"GMEM" Proposed To Deal With Memory Management For Accelerators, External Memory Devices

Generalized Memory Management "GMEM" has been proposed as a new solution to be developed for the Linux kernel to deal with memory management for external memory devices like the growing number of accelerators coming to market.

Huawei engineer Weixi Zhu announced their work on Tuesday around GMEM with hoping to avoid all the code duplication and redundant work being done currently when enabling new hardware/drivers for handling memory management of such external memory hardware. The GMEM proposal sums up the current issue/challenge rather well:

"Accelerator driver developers are forced to reinvent external MM subsystems case by case, because Linux core MM only considers host memory resources. These reinvented MM subsystems have similar orders of magnitude of LoC as Linux MM (80K), e.g. Nvidia-UVM has 70K, AMD GPU has 14K and Huawei NPU has 30K. Meanwhile, more and more vendors are implementing their own accelerators, e.g. Microsoft's Maia 100. At the same time, application-level developers suffer from poor programmability -- they must consider parallel address spaces and be careful about the limited device DRAM capacity. This can be alleviated if a malloc()-ed virtual address can be shared by the accelerator, or the abundant host DRAM can further transparently backup the device local memory.

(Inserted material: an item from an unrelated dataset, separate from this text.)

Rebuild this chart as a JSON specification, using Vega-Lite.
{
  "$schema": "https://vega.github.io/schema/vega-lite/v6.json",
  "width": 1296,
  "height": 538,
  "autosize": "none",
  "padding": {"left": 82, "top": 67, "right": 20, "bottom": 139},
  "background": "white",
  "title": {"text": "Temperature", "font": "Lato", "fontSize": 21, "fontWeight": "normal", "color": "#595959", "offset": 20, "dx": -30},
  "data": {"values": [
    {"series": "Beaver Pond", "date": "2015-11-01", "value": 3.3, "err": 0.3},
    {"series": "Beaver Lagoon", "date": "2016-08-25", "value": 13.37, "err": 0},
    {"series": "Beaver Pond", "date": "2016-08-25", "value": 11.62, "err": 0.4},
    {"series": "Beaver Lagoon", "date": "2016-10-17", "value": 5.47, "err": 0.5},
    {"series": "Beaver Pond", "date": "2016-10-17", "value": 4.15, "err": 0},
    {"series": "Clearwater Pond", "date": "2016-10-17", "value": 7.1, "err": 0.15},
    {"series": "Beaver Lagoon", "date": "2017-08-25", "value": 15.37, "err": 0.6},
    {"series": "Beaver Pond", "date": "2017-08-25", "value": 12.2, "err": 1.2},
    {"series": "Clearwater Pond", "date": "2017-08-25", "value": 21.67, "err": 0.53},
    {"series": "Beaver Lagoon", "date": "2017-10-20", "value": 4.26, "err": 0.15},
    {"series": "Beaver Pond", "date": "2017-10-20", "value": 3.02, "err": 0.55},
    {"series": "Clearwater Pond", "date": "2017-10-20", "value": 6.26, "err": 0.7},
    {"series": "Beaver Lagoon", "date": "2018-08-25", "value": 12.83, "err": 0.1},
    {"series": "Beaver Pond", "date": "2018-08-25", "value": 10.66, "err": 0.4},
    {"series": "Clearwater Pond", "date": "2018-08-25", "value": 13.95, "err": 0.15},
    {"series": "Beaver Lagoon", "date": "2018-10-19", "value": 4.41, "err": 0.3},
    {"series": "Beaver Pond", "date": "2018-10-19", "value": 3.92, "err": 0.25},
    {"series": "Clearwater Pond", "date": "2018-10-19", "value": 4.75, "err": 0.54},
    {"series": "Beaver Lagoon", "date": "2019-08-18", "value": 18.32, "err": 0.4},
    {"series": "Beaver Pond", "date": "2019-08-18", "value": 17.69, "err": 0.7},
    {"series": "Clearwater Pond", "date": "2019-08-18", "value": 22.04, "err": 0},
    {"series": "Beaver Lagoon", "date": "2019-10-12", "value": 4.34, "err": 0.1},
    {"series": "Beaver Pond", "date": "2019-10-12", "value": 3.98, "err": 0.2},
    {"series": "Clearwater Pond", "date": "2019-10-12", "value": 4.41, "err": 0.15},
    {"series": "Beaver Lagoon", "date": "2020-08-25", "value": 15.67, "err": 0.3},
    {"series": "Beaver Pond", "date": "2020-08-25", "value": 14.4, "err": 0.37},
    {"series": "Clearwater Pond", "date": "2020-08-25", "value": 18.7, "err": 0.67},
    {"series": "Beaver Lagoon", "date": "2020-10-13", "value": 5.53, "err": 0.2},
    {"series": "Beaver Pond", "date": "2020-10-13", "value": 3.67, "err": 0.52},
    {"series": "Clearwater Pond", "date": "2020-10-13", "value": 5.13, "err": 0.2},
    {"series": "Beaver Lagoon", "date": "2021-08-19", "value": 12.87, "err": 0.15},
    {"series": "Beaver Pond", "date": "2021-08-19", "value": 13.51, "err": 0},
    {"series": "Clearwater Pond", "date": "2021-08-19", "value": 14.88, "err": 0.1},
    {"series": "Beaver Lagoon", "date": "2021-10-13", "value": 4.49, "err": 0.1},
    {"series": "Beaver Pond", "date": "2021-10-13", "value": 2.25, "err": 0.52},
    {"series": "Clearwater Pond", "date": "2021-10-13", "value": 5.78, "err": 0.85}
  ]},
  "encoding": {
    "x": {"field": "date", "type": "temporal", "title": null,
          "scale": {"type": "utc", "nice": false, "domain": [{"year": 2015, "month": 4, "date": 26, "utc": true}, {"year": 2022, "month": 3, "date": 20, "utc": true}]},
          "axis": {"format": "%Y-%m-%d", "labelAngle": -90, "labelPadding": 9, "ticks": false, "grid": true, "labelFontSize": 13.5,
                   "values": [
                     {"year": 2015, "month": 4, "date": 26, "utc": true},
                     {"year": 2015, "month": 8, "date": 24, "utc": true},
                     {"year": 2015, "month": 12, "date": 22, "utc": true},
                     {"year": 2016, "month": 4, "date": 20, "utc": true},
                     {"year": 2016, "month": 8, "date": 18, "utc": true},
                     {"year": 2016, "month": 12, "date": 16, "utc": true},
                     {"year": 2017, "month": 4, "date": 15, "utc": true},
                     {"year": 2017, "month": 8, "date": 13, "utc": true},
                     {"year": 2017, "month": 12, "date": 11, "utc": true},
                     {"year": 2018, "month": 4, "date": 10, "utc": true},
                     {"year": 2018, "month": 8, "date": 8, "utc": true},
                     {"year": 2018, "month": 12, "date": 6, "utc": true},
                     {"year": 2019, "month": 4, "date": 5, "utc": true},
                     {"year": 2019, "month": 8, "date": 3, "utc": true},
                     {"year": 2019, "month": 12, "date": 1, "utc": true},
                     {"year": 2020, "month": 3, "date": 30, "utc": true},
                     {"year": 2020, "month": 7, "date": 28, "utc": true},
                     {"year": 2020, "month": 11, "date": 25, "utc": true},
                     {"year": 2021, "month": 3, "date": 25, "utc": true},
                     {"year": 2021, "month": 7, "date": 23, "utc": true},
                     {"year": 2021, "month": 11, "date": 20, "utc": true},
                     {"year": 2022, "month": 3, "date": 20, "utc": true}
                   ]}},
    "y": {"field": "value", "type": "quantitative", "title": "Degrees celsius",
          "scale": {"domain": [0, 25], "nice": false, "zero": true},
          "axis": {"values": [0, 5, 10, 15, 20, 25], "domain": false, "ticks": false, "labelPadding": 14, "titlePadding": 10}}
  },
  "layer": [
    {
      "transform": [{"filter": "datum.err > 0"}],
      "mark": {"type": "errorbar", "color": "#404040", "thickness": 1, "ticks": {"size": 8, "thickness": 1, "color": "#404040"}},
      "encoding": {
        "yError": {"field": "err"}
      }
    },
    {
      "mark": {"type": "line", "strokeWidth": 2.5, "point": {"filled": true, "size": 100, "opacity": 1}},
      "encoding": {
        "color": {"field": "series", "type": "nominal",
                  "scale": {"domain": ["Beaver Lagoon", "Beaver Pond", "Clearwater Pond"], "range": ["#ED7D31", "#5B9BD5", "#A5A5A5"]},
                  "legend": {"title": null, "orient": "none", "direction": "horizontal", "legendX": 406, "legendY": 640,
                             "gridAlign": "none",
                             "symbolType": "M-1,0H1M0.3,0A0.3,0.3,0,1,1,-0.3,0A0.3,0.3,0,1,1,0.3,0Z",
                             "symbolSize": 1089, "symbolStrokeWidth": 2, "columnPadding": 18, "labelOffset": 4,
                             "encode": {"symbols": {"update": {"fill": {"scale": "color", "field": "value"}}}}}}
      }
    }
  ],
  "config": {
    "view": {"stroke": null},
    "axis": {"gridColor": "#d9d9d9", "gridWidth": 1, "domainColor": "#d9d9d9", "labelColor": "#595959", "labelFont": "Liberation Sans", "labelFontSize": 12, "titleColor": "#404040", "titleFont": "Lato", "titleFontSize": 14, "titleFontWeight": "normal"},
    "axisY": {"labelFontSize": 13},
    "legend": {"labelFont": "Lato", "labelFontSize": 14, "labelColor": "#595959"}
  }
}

These external MM systems share similar mechanisms except for the hardware-dependent part, so reinventing them is effectively introducing redundant code (14K~70K for each case). Such developing/maintaining is not cheap. Furthermore, to share a malloc()-ed virtual address, device drivers need to deeply interact with Linux MM via low-level MM APIs, e.g. MMU notifiers/HMM. This raises the bar for driver development, since developers must understand how Linux MM works. Further, it creates code maintenance problems -- any changes to Linux MM potentially require coordinated changes to accelerator drivers using low-level MM APIs.

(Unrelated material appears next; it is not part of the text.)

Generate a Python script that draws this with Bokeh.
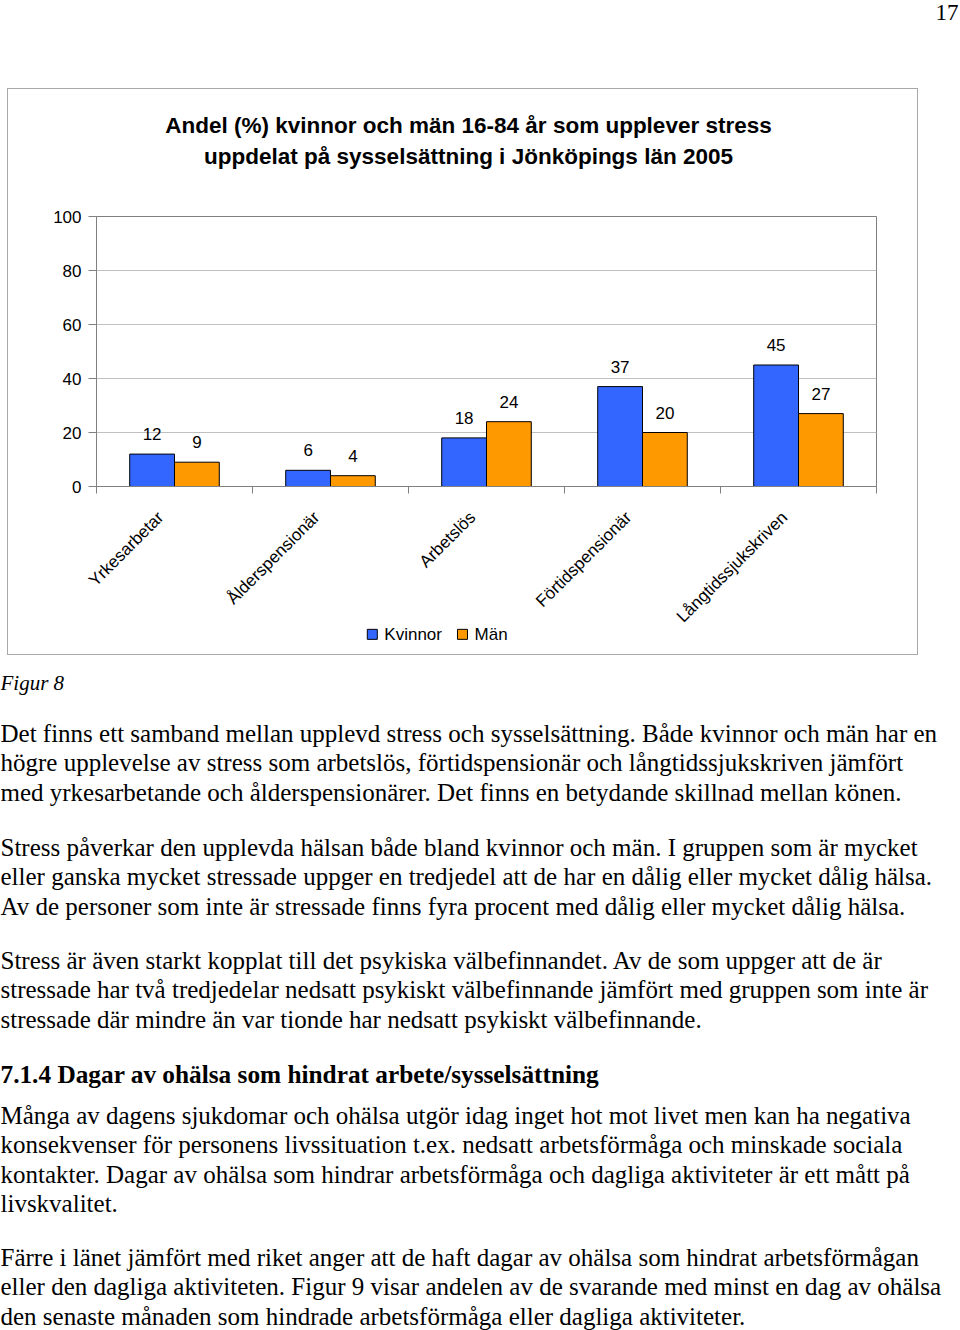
import math
from bokeh.plotting import figure
from bokeh.models import Range1d, FixedTicker, ColumnDataSource, LabelSet
from bokeh.transform import dodge
from bokeh.embed import file_html
from bokeh.resources import INLINE
from bokeh.core.properties import value

# ---------------- data ----------------
categories = ["Yrkesarbetar", "Ålderspensionär", "Arbetslös", "Förtidspensionär", "Långtidssjukskriven"]
kvinnor = [12, 6, 18, 37, 45]
man = [9, 4, 24, 20, 27]
series_names = ["Kvinnor", "Män"]
y_ticks = [0, 20, 40, 60, 80, 100]
title_lines = ["Andel (%) kvinnor och män 16-84 år som upplever stress",
               "uppdelat på sysselsättning i Jönköpings län 2005"]
page_number = "17"
caption = "Figur 8"
heading = "7.1.4 Dagar av ohälsa som hindrat arbete/sysselsättning"
paragraphs = [
    ["Det finns ett samband mellan upplevd stress och sysselsättning. Både kvinnor och män har en",
     "högre upplevelse av stress som arbetslös, förtidspensionär och långtidssjukskriven jämfört",
     "med yrkesarbetande och ålderspensionärer. Det finns en betydande skillnad mellan könen."],
    ["Stress påverkar den upplevda hälsan både bland kvinnor och män. I gruppen som är mycket",
     "eller ganska mycket stressade uppger en tredjedel att de har en dålig eller mycket dålig hälsa.",
     "Av de personer som inte är stressade finns fyra procent med dålig eller mycket dålig hälsa."],
    ["Stress är även starkt kopplat till det psykiska välbefinnandet. Av de som uppger att de är",
     "stressade har två tredjedelar nedsatt psykiskt välbefinnande jämfört med gruppen som inte  är",
     "stressade där mindre än var tionde har nedsatt psykiskt välbefinnande."],
    ["Många av dagens sjukdomar och ohälsa utgör idag inget hot mot livet men kan ha negativa",
     "konsekvenser för personens livssituation t.ex. nedsatt arbetsförmåga och minskade sociala",
     "kontakter. Dagar av ohälsa som hindrar arbetsförmåga och dagliga aktiviteter är ett mått på",
     "livskvalitet."],
    ["Färre i länet jämfört med riket anger att de haft dagar av ohälsa som hindrat arbetsförmågan",
     "eller den dagliga aktiviteten. Figur 9 visar andelen av de svarande med minst en dag av ohälsa",
     "den senaste månaden som hindrade arbetsförmåga eller dagliga aktiviteter."],
]

SANS = "Liberation Sans"
SERIF = "Liberation Serif"
BLUE = "#3366FF"
ORANGE = "#FF9900"
series_colors = [BLUE, ORANGE]
BOX = "1px solid #a8a8a8"


def blank(width, height, xr, yr, **kw):
    f = figure(width=width, height=height, x_range=xr, y_range=yr,
               output_backend="svg", toolbar_location=None, x_axis_type=None,
               y_axis_type=None, outline_line_color=None, **kw)
    f.grid.visible = False
    return f


def boxed(*sides):
    st = {"box-sizing": "content-box", "margin-left": "7px"}
    for s in sides:
        st["border-" + s] = BOX
    return st


# ---------------- header (page number) ----------------
HH = 88
hdr = blank(960, HH, Range1d(0, 960), Range1d(HH, 0), min_border=0)
hdr.text(x=[958], y=[12], text=[page_number], text_align="right", text_baseline="middle",
         text_font=value(SERIF), text_font_size="23px", text_color="black")

# ---------------- chart box (three stacked strips sharing one outline) ----------------
BW = 909                 # inner width of the chart box
FL, FR = 88, 43          # borders left/right of the plot frame
FW = BW - FL - FR        # frame width (778)

# title strip
TT = 116
tfig = blank(BW, TT, Range1d(0, FW), Range1d(TT, 0),
             min_border_left=FL, min_border_right=FR, min_border_top=0, min_border_bottom=0)
tfig.styles = boxed("top", "left", "right")
tfig.text(x=[FW / 2] * len(title_lines), y=[36 + 30 * i for i in range(len(title_lines))],
          text=title_lines, x_offset=-18, text_align="center", text_baseline="middle",
          text_font=value(SANS), text_font_size="22.5px", text_font_style="bold",
          text_color="black")

# bar chart
n = len(categories)
centers = [i + 0.5 for i in range(n)]
bounds = [float(i) for i in range(n + 1)]
src = ColumnDataSource(dict(x=centers, cat=categories, kvinnor=kvinnor, man=man,
                            kl=[str(v) for v in kvinnor], ml=[str(v) for v in man]))

PB = 20
p = figure(width=BW, height=11 + 270 + PB, x_range=Range1d(0, n), y_range=Range1d(0, 100),
           output_backend="svg", toolbar_location=None,
           min_border_left=FL, min_border_right=FR, min_border_top=11, min_border_bottom=PB,
           outline_line_color="#808080", background_fill_color="white",
           border_fill_color="white")
p.styles = boxed("left", "right")

bw = 0.287
p.vbar(x=dodge("x", -bw / 2), top="kvinnor", width=bw, source=src,
       fill_color=BLUE, line_color="black", line_width=1)
p.vbar(x=dodge("x", bw / 2), top="man", width=bw, source=src,
       fill_color=ORANGE, line_color="black", line_width=1)

for col, lab, off in (("kvinnor", "kl", -bw / 2), ("man", "ml", bw / 2)):
    p.add_layout(LabelSet(x=dodge("x", off), y=col, text=lab, source=src, y_offset=14,
                          text_align="center", text_baseline="alphabetic",
                          text_font=value(SANS), text_font_size="17px", text_color="black"))

p.xgrid.visible = False
p.ygrid.grid_line_color = "#c0c0c0"
p.ygrid.ticker = FixedTicker(ticks=y_ticks)

ya = p.yaxis[0]
ya.ticker = FixedTicker(ticks=y_ticks)
ya.axis_line_color = "#808080"
ya.major_tick_line_color = "#808080"
ya.major_tick_out = 8
ya.major_tick_in = 0
ya.minor_tick_line_color = None
ya.major_label_standoff = 7
ya.major_label_text_font = SANS
ya.major_label_text_font_size = "17px"
ya.major_label_text_color = "black"

xa = p.xaxis[0]
xa.ticker = FixedTicker(ticks=[], minor_ticks=bounds)
xa.axis_line_color = "#808080"
xa.major_tick_line_color = None
xa.major_tick_out = 0
xa.major_tick_in = 0
xa.minor_tick_line_color = "#808080"
xa.minor_tick_out = 7
xa.minor_tick_in = 0
xa.major_label_standoff = 0
xa.major_label_text_font_size = "0px"

# strip under the chart: rotated category labels (same x scale as the chart) + legend
LT = 506                              # page y where this strip starts
LH = 654 - LT                         # down to the bottom border of the box
unit = FW / n
lfig = blank(BW, LH, Range1d(-FL / unit, n + FR / unit), Range1d(LH, 0), min_border=0)
lfig.styles = boxed("bottom", "left", "right")
lfig.text(x="x", y=514 - LT, text="cat", source=src, angle=math.pi / 4,
          x_offset=-14, text_align="right", text_baseline="middle",
          text_font=value(SANS), text_font_size="17px", text_color="black")

lfig.extra_x_ranges = {"px": Range1d(-FL, FW + FR)}
leg_y = 633 - LT
sq_x = [275, 365]
lfig.scatter(x=sq_x, y=[leg_y] * 2, marker="square", size=10, x_range_name="px",
             fill_color=series_colors, line_color="black", line_width=1)
lfig.text(x=[sx + 12 for sx in sq_x], y=[leg_y] * 2, text=series_names, x_range_name="px",
          text_align="left", text_baseline="middle",
          text_font=value(SANS), text_font_size="17px", text_color="black")

# ---------------- body text ----------------
TOP = 655
TH = 1330 - TOP
txt = blank(960, TH, Range1d(0, 960), Range1d(TH, 0), min_border=0)

txt.text(x=[0], y=[682 - TOP], text=[caption], text_baseline="middle",
         text_font=value(SERIF), text_font_size="21px", text_font_style="italic",
         text_color="black")

LS = 29.4
para_start = [733, 847, 960, 1115, 1257]
xs, ys, ts = [], [], []
for start, lines in zip(para_start, paragraphs):
    for j, line in enumerate(lines):
        xs.append(0)
        ys.append(start + j * LS - TOP)
        ts.append(line)
txt.text(x=xs, y=ys, text=ts, text_baseline="middle",
         text_font=value(SERIF), text_font_size="25px", text_color="black")
txt.text(x=[0], y=[1073 - TOP], text=[heading], text_baseline="middle",
         text_font=value(SERIF), text_font_size="25.3px", text_font_style="bold",
         text_color="black")

open("out.html", "w").write(file_html([hdr, tfig, p, lfig, txt], INLINE))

Putting a cache-coherent bus between host and device will not make these external MM subsystems disappear. For example, a throughput-oriented accelerator will not tolerate executing heavy memory access workload with a host MMU/IOMMU via a remote bus. Therefore, devices will still have their own MMU and pick a simpler page table format for lower address translation overhead, requiring external MM subsystems."

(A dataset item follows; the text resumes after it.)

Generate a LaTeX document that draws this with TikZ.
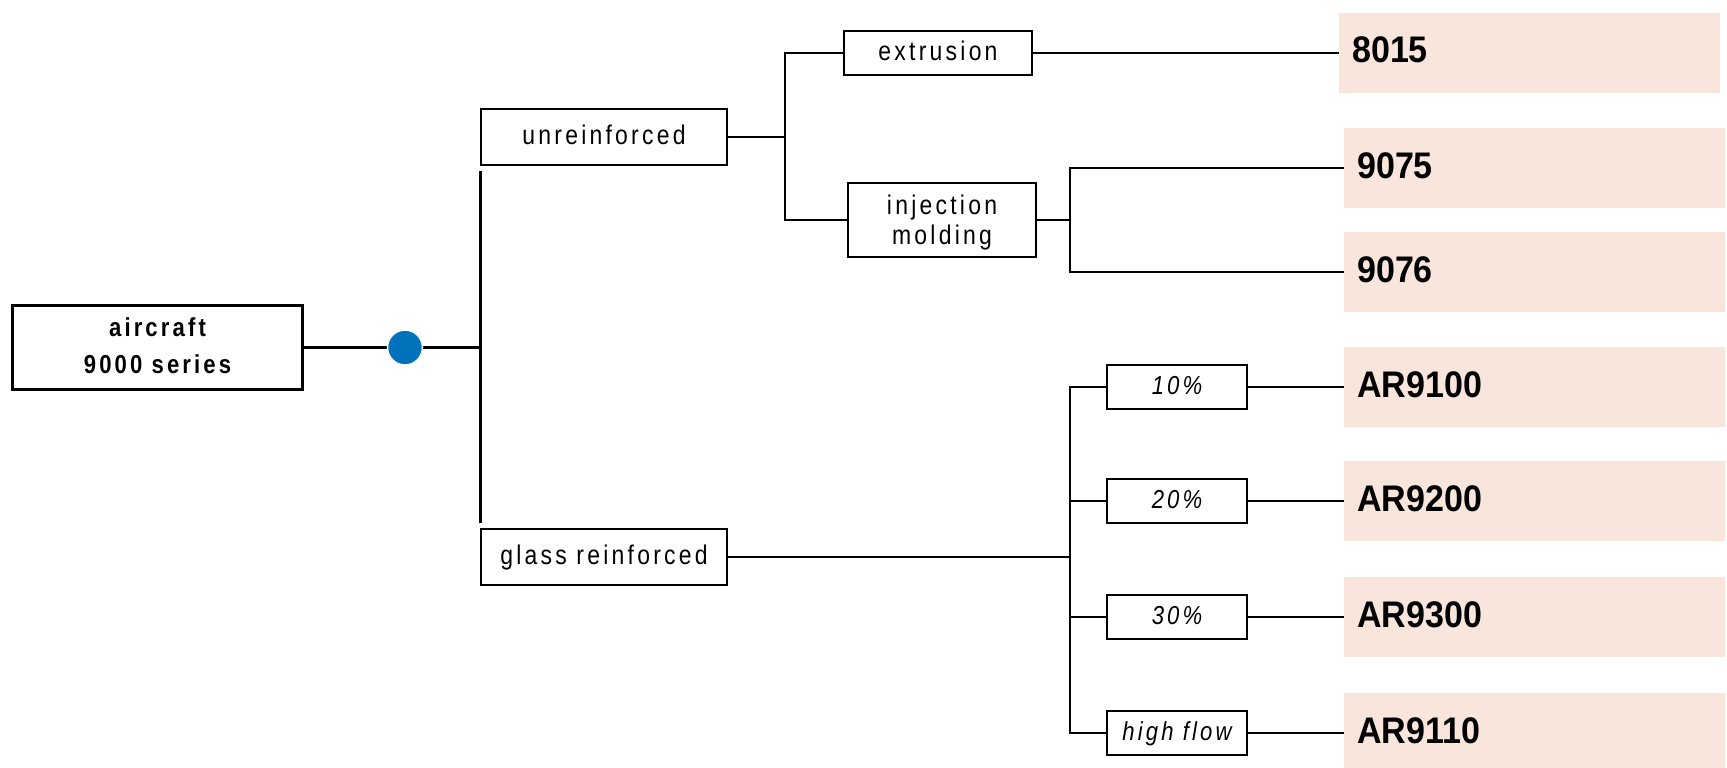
\documentclass[tikz,border=0pt]{standalone}
\usepackage{fontspec}
\newfontfamily\lblfont[FakeStretch=0.85,LetterSpace=12]{Liberation Sans}
\newfontfamily\prodfont[FakeStretch=0.92]{Liberation Sans}
\definecolor{peach}{HTML}{F8E6DD}
\definecolor{dotblue}{HTML}{0072BB}
\tikzset{
  lbl/.style={draw=black, line width=2pt, inner sep=0pt, fill=white,
    font=\lblfont\fontsize{27}{30}\selectfont, text height=20pt, text depth=5pt, align=center},
  pct/.style={lbl, minimum width=140, minimum height=44, font=\lblfont\itshape\fontsize{26}{30}\selectfont},
  headbox/.style={draw=black, line width=3pt, inner sep=0pt, align=center,
    font=\lblfont\bfseries\fontsize{26}{37}\selectfont, text height=56pt, text depth=4pt},
  prod/.style={fill=peach, draw=none, anchor=west, minimum height=80, text width=355, inner xsep=13,
    inner ysep=0pt, align=left, font=\prodfont\bfseries\fontsize{37}{40}\selectfont,
    text height=27pt, text depth=7pt},
  dotst/.style={circle, fill=dotblue, draw=white, line width=1.5pt, minimum size=35, inner sep=0pt},
  heavy/.style={line width=3pt},
  thinline/.style={line width=2pt}
}
\begin{document}
\begin{tikzpicture}[x=1pt,y=-1pt]
\clip (0,0) rectangle (1727,768);
% nodes
\node[headbox, minimum width=290, minimum height=84] (air) at (157.5,347.5) {aircraft\\9000 series};
\coordinate (junc) at (480.5,347.5);
\coordinate (vtop) at (480.5,171);
\coordinate (vbot) at (480.5,523);
\node[lbl, minimum width=246, minimum height=56] (unrein) at (604,137) {unreinforced};
\node[lbl, minimum width=246, minimum height=56] (glass) at (604,557) {glass reinforced};
\node[lbl, minimum width=188, minimum height=44] (extr) at (938,53) {extrusion};
\node[lbl, minimum width=188, minimum height=74, text height=53pt] (inj) at (942,220) {injection\\molding};
\coordinate (j1) at (785,137);
\coordinate (j2) at (1070,220);
\coordinate (j3) at (1070,557);
\node[pct] (pc10) at (1177,387) {10\%};
\node[pct] (pc20) at (1177,501) {20\%};
\node[pct] (pc30) at (1177,617) {30\%};
\node[pct] (pchf) at (1177,733) {high flow};
\node[prod] (p8015) at (1339,53) {8015};
\node[prod] (p9075) at (1344,168) {9075};
\node[prod] (p9076) at (1344,272) {9076};
\node[prod] (ar9100) at (1344,387) {AR9100};
\node[prod] (ar9200) at (1344,501) {AR9200};
\node[prod] (ar9300) at (1344,617) {AR9300};
\node[prod] (ar9110) at (1344,733) {AR9110};
% connectors
\draw[heavy] (air.east) -- (junc);
\draw[heavy] (vtop) -- (vbot);
\node[dotst] (dot) at (405,347.5) {};
\draw[thinline] (unrein.east) -- (j1);
\draw[thinline] (extr.west) -| (j1) |- (inj.west);
\draw[thinline] (extr.east) -- (p8015.west);
\draw[thinline] (inj.east) -- (j2);
\draw[thinline] (p9075.west) -| (j2) |- (p9076.west);
\draw[thinline] (glass.east) -- (j3);
\draw[thinline] (pc10.west) -| (j3) |- (pchf.west);
\draw[thinline] (pc20.west) -- (j3 |- pc20.west);
\draw[thinline] (pc30.west) -- (j3 |- pc30.west);
\draw[thinline] (pc10.east) -- (ar9100.west);
\draw[thinline] (pc20.east) -- (ar9200.west);
\draw[thinline] (pc30.east) -- (ar9300.west);
\draw[thinline] (pchf.east) -- (ar9110.west);
\end{tikzpicture}
\end{document}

With the proposed GMEM code, the Linux memory management "MM" subsystem is extended to share its machine-independent code while providing only a high-level interface for device drivers. In turn GMEM should allow more re-use by drivers without reinventing the wheel. GMEM has been tested with Huawei's neural processing unit device driver. Turning to GMEM allowed the Huawei NPU driver alone to cut down on 26k lines of code. There are other benefits as well as laid out in the GMEM proposal:

"Using GMEM-based driver, it is possible to write a C-style accelerator code with malloc(), whose underlying mmap() syscall should include MAP_PEER_SHARED according to current GMEM implementation. Importantly, GMEM guarantees a coherent view of memory between the host and all attached devices. This means that any data written by the CPU or any attached accelerator can be seen by the next memory load instruction issued by any attached accelerator or the CPU. Furthermore, the NPU device was able to oversubscribe memory by swapping memory to host DDR. Note that this memory oversubscription mechanism can be universal if the physical memory management is provided by GMEM. Other potential use cases of GMEM could include the IOMMU driver, KVM and RDMA drivers, as long as the device needs to manage external memory resources like VMAs, MMUs or local DRAMs."

The GMEM proposal can be found in full on dri-devel while it awaits review and feedback from other Linux device driver stakeholders.